>>>>>

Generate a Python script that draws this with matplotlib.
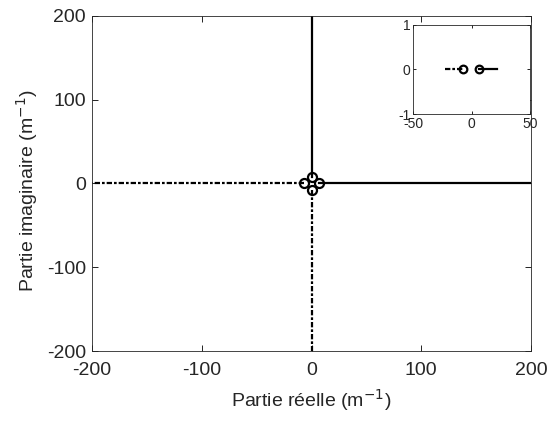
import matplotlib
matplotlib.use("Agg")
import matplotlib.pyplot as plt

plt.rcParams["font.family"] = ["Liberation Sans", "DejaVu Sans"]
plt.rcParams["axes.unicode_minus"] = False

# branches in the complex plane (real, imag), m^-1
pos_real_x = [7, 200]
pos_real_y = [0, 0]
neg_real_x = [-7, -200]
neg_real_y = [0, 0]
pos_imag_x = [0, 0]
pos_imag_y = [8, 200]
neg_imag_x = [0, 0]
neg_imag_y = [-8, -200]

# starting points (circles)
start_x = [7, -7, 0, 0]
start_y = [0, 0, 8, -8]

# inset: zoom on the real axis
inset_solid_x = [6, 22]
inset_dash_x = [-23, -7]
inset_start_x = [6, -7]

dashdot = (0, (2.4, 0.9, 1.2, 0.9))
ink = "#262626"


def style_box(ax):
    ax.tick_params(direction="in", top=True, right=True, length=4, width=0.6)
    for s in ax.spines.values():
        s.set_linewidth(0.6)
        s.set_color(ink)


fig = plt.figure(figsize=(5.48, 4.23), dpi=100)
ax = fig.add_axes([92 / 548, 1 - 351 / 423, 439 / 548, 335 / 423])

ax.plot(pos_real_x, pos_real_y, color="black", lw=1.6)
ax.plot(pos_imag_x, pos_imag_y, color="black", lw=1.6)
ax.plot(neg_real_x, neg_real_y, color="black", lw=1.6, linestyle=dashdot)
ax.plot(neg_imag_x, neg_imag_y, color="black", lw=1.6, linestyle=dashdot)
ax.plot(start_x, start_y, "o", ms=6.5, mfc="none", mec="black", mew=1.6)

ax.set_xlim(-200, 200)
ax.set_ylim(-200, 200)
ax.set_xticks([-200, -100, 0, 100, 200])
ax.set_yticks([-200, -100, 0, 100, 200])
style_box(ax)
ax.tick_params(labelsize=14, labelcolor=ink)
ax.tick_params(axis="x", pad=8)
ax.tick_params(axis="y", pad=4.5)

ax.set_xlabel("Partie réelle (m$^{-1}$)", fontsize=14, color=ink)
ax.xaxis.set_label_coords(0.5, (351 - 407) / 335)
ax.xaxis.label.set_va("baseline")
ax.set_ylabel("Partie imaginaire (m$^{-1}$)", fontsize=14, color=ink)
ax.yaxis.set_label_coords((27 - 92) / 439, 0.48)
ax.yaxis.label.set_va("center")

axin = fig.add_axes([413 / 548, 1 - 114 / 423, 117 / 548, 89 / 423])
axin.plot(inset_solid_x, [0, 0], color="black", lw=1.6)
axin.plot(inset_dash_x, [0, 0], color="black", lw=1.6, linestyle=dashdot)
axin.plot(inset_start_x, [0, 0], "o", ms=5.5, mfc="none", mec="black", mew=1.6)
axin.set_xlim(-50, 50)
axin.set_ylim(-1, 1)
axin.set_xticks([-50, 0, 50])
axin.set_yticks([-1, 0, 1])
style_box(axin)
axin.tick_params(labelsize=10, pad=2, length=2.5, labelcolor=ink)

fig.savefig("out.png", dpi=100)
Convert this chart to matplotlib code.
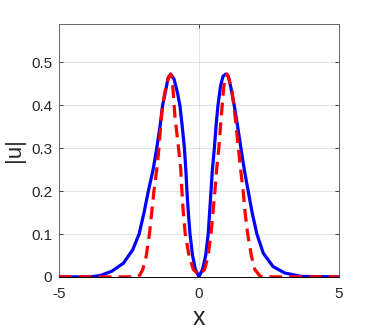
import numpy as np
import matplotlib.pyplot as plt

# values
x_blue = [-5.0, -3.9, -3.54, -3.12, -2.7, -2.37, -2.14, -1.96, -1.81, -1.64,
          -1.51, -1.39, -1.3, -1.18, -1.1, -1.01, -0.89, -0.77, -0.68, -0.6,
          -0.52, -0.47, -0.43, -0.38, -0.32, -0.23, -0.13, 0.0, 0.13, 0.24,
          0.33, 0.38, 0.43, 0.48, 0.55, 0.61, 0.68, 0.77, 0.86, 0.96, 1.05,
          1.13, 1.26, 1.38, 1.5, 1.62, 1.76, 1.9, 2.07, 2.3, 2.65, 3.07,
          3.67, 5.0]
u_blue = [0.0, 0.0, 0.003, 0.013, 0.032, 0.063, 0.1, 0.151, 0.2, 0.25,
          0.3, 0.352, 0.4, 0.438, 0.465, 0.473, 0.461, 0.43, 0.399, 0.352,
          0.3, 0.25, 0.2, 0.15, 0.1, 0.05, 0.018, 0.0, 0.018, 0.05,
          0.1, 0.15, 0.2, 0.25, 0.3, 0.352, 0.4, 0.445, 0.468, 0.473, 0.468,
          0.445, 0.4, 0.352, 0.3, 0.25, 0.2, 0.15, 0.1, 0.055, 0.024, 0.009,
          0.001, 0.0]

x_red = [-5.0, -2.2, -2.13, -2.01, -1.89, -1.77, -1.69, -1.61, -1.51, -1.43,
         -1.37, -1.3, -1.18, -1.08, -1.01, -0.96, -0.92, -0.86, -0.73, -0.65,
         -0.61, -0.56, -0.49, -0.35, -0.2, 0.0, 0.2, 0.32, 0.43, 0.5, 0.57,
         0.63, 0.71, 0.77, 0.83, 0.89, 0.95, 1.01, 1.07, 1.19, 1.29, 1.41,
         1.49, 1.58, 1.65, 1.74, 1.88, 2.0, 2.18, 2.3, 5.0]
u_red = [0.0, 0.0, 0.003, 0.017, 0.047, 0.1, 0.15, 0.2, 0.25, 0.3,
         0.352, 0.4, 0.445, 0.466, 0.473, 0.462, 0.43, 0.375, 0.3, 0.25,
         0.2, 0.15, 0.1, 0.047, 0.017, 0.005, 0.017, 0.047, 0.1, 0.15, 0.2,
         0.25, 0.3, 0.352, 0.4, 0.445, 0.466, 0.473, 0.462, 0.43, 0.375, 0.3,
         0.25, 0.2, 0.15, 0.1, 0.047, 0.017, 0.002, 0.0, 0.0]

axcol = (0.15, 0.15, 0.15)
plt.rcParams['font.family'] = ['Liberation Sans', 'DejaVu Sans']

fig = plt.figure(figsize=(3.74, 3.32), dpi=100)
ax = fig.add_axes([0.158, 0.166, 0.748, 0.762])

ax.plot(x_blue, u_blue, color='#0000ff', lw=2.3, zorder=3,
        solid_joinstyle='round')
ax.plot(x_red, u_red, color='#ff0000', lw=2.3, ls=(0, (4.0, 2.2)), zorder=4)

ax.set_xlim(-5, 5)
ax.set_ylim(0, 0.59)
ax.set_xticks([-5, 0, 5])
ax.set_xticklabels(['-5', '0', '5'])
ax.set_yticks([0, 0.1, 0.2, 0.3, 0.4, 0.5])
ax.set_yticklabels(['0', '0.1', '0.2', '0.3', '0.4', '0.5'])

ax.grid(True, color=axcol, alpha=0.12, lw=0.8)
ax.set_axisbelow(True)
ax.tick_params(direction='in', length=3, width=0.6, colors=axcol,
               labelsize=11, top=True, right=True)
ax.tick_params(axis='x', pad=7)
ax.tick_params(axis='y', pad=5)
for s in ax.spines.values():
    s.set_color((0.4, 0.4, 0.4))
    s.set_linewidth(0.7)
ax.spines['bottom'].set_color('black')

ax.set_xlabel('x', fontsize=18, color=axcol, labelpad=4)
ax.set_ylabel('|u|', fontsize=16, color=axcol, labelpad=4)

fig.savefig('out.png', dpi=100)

<<<<<

Each entry shown above must be quoted exactly, with its pictures left out.

### Task solution
Generate a Python script that draws this with matplotlib.
import matplotlib
matplotlib.use("Agg")
import matplotlib.pyplot as plt

plt.rcParams["font.family"] = ["Liberation Sans", "DejaVu Sans"]
plt.rcParams["axes.unicode_minus"] = False

# branches in the complex plane (real, imag), m^-1
pos_real_x = [7, 200]
pos_real_y = [0, 0]
neg_real_x = [-7, -200]
neg_real_y = [0, 0]
pos_imag_x = [0, 0]
pos_imag_y = [8, 200]
neg_imag_x = [0, 0]
neg_imag_y = [-8, -200]

# starting points (circles)
start_x = [7, -7, 0, 0]
start_y = [0, 0, 8, -8]

# inset: zoom on the real axis
inset_solid_x = [6, 22]
inset_dash_x = [-23, -7]
inset_start_x = [6, -7]

dashdot = (0, (2.4, 0.9, 1.2, 0.9))
ink = "#262626"


def style_box(ax):
    ax.tick_params(direction="in", top=True, right=True, length=4, width=0.6)
    for s in ax.spines.values():
        s.set_linewidth(0.6)
        s.set_color(ink)


fig = plt.figure(figsize=(5.48, 4.23), dpi=100)
ax = fig.add_axes([92 / 548, 1 - 351 / 423, 439 / 548, 335 / 423])

ax.plot(pos_real_x, pos_real_y, color="black", lw=1.6)
ax.plot(pos_imag_x, pos_imag_y, color="black", lw=1.6)
ax.plot(neg_real_x, neg_real_y, color="black", lw=1.6, linestyle=dashdot)
ax.plot(neg_imag_x, neg_imag_y, color="black", lw=1.6, linestyle=dashdot)
ax.plot(start_x, start_y, "o", ms=6.5, mfc="none", mec="black", mew=1.6)

ax.set_xlim(-200, 200)
ax.set_ylim(-200, 200)
ax.set_xticks([-200, -100, 0, 100, 200])
ax.set_yticks([-200, -100, 0, 100, 200])
style_box(ax)
ax.tick_params(labelsize=14, labelcolor=ink)
ax.tick_params(axis="x", pad=8)
ax.tick_params(axis="y", pad=4.5)

ax.set_xlabel("Partie réelle (m$^{-1}$)", fontsize=14, color=ink)
ax.xaxis.set_label_coords(0.5, (351 - 407) / 335)
ax.xaxis.label.set_va("baseline")
ax.set_ylabel("Partie imaginaire (m$^{-1}$)", fontsize=14, color=ink)
ax.yaxis.set_label_coords((27 - 92) / 439, 0.48)
ax.yaxis.label.set_va("center")

axin = fig.add_axes([413 / 548, 1 - 114 / 423, 117 / 548, 89 / 423])
axin.plot(inset_solid_x, [0, 0], color="black", lw=1.6)
axin.plot(inset_dash_x, [0, 0], color="black", lw=1.6, linestyle=dashdot)
axin.plot(inset_start_x, [0, 0], "o", ms=5.5, mfc="none", mec="black", mew=1.6)
axin.set_xlim(-50, 50)
axin.set_ylim(-1, 1)
axin.set_xticks([-50, 0, 50])
axin.set_yticks([-1, 0, 1])
style_box(axin)
axin.tick_params(labelsize=10, pad=2, length=2.5, labelcolor=ink)

fig.savefig("out.png", dpi=100)
Convert this chart to matplotlib code.
import numpy as np
import matplotlib.pyplot as plt

# values
x_blue = [-5.0, -3.9, -3.54, -3.12, -2.7, -2.37, -2.14, -1.96, -1.81, -1.64,
          -1.51, -1.39, -1.3, -1.18, -1.1, -1.01, -0.89, -0.77, -0.68, -0.6,
          -0.52, -0.47, -0.43, -0.38, -0.32, -0.23, -0.13, 0.0, 0.13, 0.24,
          0.33, 0.38, 0.43, 0.48, 0.55, 0.61, 0.68, 0.77, 0.86, 0.96, 1.05,
          1.13, 1.26, 1.38, 1.5, 1.62, 1.76, 1.9, 2.07, 2.3, 2.65, 3.07,
          3.67, 5.0]
u_blue = [0.0, 0.0, 0.003, 0.013, 0.032, 0.063, 0.1, 0.151, 0.2, 0.25,
          0.3, 0.352, 0.4, 0.438, 0.465, 0.473, 0.461, 0.43, 0.399, 0.352,
          0.3, 0.25, 0.2, 0.15, 0.1, 0.05, 0.018, 0.0, 0.018, 0.05,
          0.1, 0.15, 0.2, 0.25, 0.3, 0.352, 0.4, 0.445, 0.468, 0.473, 0.468,
          0.445, 0.4, 0.352, 0.3, 0.25, 0.2, 0.15, 0.1, 0.055, 0.024, 0.009,
          0.001, 0.0]

x_red = [-5.0, -2.2, -2.13, -2.01, -1.89, -1.77, -1.69, -1.61, -1.51, -1.43,
         -1.37, -1.3, -1.18, -1.08, -1.01, -0.96, -0.92, -0.86, -0.73, -0.65,
         -0.61, -0.56, -0.49, -0.35, -0.2, 0.0, 0.2, 0.32, 0.43, 0.5, 0.57,
         0.63, 0.71, 0.77, 0.83, 0.89, 0.95, 1.01, 1.07, 1.19, 1.29, 1.41,
         1.49, 1.58, 1.65, 1.74, 1.88, 2.0, 2.18, 2.3, 5.0]
u_red = [0.0, 0.0, 0.003, 0.017, 0.047, 0.1, 0.15, 0.2, 0.25, 0.3,
         0.352, 0.4, 0.445, 0.466, 0.473, 0.462, 0.43, 0.375, 0.3, 0.25,
         0.2, 0.15, 0.1, 0.047, 0.017, 0.005, 0.017, 0.047, 0.1, 0.15, 0.2,
         0.25, 0.3, 0.352, 0.4, 0.445, 0.466, 0.473, 0.462, 0.43, 0.375, 0.3,
         0.25, 0.2, 0.15, 0.1, 0.047, 0.017, 0.002, 0.0, 0.0]

axcol = (0.15, 0.15, 0.15)
plt.rcParams['font.family'] = ['Liberation Sans', 'DejaVu Sans']

fig = plt.figure(figsize=(3.74, 3.32), dpi=100)
ax = fig.add_axes([0.158, 0.166, 0.748, 0.762])

ax.plot(x_blue, u_blue, color='#0000ff', lw=2.3, zorder=3,
        solid_joinstyle='round')
ax.plot(x_red, u_red, color='#ff0000', lw=2.3, ls=(0, (4.0, 2.2)), zorder=4)

ax.set_xlim(-5, 5)
ax.set_ylim(0, 0.59)
ax.set_xticks([-5, 0, 5])
ax.set_xticklabels(['-5', '0', '5'])
ax.set_yticks([0, 0.1, 0.2, 0.3, 0.4, 0.5])
ax.set_yticklabels(['0', '0.1', '0.2', '0.3', '0.4', '0.5'])

ax.grid(True, color=axcol, alpha=0.12, lw=0.8)
ax.set_axisbelow(True)
ax.tick_params(direction='in', length=3, width=0.6, colors=axcol,
               labelsize=11, top=True, right=True)
ax.tick_params(axis='x', pad=7)
ax.tick_params(axis='y', pad=5)
for s in ax.spines.values():
    s.set_color((0.4, 0.4, 0.4))
    s.set_linewidth(0.7)
ax.spines['bottom'].set_color('black')

ax.set_xlabel('x', fontsize=18, color=axcol, labelpad=4)
ax.set_ylabel('|u|', fontsize=16, color=axcol, labelpad=4)

fig.savefig('out.png', dpi=100)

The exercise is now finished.